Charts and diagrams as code
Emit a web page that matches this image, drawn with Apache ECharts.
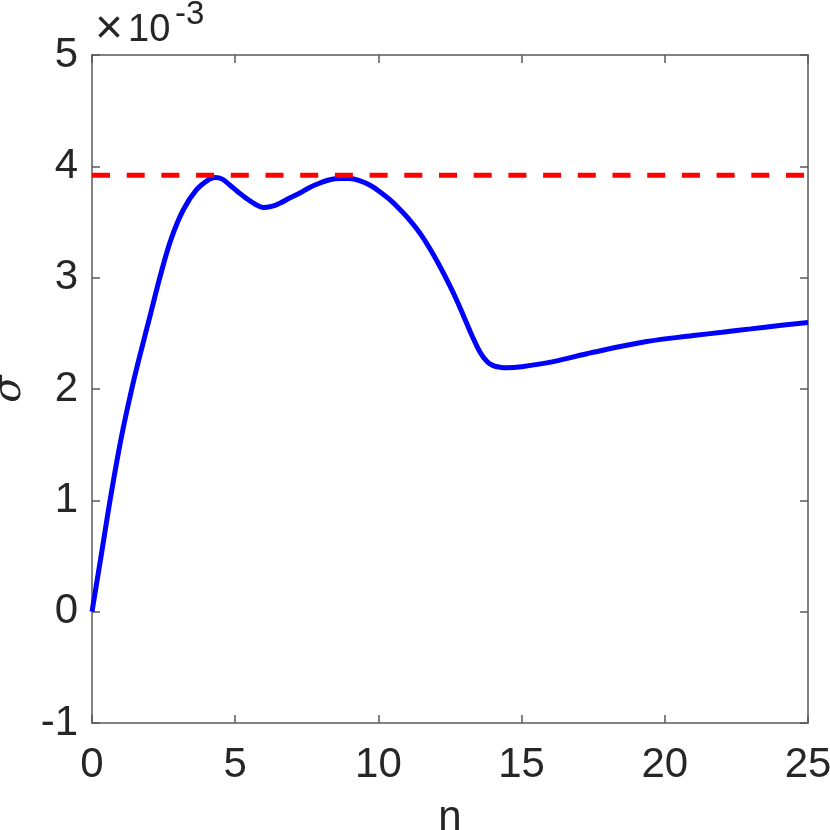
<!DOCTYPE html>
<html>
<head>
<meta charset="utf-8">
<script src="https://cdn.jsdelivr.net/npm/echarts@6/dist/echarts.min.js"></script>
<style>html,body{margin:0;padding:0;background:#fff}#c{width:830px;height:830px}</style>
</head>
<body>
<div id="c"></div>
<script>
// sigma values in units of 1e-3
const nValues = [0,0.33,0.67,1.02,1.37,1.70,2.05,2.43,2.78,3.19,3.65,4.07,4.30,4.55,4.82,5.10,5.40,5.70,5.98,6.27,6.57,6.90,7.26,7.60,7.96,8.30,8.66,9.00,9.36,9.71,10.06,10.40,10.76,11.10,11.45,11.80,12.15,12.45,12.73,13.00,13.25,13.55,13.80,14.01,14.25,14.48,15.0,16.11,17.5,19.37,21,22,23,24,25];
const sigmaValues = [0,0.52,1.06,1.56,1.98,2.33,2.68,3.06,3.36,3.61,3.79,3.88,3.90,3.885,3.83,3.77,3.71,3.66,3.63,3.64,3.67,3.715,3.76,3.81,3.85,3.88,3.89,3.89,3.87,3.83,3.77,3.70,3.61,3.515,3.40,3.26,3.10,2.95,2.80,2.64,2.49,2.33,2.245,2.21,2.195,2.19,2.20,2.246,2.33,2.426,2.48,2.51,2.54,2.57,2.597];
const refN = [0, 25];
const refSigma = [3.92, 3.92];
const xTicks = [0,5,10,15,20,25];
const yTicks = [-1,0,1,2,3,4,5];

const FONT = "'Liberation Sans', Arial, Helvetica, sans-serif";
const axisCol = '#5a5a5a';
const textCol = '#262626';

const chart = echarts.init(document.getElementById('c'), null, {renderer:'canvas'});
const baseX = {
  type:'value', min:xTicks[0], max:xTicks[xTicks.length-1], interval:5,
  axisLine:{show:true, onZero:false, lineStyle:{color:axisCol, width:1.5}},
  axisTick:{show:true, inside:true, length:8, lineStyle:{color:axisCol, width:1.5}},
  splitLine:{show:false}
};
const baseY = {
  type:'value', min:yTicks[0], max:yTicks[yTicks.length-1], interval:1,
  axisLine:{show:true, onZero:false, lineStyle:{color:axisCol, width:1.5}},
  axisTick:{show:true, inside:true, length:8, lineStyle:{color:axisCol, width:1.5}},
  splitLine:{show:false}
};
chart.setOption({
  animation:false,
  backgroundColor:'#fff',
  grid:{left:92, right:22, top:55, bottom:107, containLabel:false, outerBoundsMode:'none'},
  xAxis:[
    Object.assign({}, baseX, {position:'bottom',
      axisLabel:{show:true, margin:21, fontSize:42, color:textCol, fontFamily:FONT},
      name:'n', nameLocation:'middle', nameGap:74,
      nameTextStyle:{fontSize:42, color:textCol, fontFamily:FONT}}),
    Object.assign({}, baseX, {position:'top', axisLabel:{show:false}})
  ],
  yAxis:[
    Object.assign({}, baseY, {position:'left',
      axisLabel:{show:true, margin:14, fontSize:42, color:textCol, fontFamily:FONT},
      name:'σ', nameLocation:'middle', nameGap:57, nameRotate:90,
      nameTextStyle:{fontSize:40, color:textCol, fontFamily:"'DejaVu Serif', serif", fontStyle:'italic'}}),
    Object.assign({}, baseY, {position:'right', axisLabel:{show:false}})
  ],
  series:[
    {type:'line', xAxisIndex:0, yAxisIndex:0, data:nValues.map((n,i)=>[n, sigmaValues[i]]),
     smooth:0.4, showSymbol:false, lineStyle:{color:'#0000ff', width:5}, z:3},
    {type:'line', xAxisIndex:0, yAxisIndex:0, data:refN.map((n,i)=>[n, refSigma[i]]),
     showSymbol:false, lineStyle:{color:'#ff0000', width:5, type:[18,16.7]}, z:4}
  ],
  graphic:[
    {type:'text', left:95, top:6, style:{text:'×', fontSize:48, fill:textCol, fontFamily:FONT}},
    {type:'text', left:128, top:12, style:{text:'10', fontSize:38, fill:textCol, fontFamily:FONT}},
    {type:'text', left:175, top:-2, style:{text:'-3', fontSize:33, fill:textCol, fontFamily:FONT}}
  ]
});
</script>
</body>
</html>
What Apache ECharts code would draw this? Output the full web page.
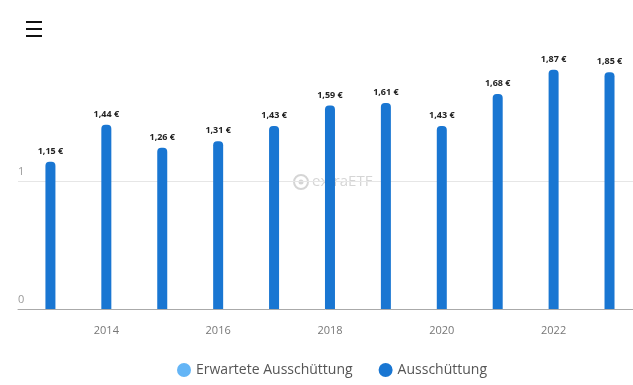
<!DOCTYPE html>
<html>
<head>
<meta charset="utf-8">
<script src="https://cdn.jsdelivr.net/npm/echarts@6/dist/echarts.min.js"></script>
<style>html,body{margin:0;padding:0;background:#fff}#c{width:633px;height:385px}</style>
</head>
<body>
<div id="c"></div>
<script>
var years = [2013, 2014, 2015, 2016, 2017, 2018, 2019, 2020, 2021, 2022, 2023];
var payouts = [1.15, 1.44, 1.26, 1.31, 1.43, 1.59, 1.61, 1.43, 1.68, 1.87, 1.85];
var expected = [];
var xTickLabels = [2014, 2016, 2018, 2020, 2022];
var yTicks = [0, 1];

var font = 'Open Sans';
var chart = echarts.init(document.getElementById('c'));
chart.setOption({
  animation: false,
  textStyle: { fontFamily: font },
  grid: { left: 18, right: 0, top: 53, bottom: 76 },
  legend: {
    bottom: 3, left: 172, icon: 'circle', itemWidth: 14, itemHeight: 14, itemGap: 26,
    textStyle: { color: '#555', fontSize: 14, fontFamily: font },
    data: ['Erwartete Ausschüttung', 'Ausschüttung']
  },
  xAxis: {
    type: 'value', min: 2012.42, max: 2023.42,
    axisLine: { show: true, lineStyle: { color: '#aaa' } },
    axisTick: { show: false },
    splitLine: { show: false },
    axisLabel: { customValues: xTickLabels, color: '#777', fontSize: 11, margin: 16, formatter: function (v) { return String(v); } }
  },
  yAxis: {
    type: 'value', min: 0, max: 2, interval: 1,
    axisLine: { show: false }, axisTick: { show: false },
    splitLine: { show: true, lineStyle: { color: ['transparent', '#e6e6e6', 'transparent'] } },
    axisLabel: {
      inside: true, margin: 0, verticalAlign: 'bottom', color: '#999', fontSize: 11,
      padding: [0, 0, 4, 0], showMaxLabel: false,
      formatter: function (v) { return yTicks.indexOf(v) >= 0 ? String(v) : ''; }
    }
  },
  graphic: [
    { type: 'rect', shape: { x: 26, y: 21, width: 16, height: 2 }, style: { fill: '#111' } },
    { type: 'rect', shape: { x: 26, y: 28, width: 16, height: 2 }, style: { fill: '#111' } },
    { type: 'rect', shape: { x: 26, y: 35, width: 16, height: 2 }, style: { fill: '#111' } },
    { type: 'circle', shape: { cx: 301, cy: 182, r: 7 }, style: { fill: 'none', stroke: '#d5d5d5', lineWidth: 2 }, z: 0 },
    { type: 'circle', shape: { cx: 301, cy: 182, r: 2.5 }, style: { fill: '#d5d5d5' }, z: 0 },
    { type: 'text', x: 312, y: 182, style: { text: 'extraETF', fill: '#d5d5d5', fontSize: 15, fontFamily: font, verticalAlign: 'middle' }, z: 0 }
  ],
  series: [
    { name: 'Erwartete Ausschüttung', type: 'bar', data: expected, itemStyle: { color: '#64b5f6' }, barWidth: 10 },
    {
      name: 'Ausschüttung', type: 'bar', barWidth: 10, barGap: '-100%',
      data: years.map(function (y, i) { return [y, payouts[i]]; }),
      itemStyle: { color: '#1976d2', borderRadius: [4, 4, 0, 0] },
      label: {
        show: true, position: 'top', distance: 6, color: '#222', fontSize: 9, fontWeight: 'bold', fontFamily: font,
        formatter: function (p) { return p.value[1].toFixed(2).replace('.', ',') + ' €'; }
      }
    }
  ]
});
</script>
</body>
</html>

Problem statement: Identify every line above with the string "this" in it. Copy those lines.

Complete response:
Emit a web page that matches this image, drawn with Apache ECharts.
What Apache ECharts code would draw this? Output the full web page.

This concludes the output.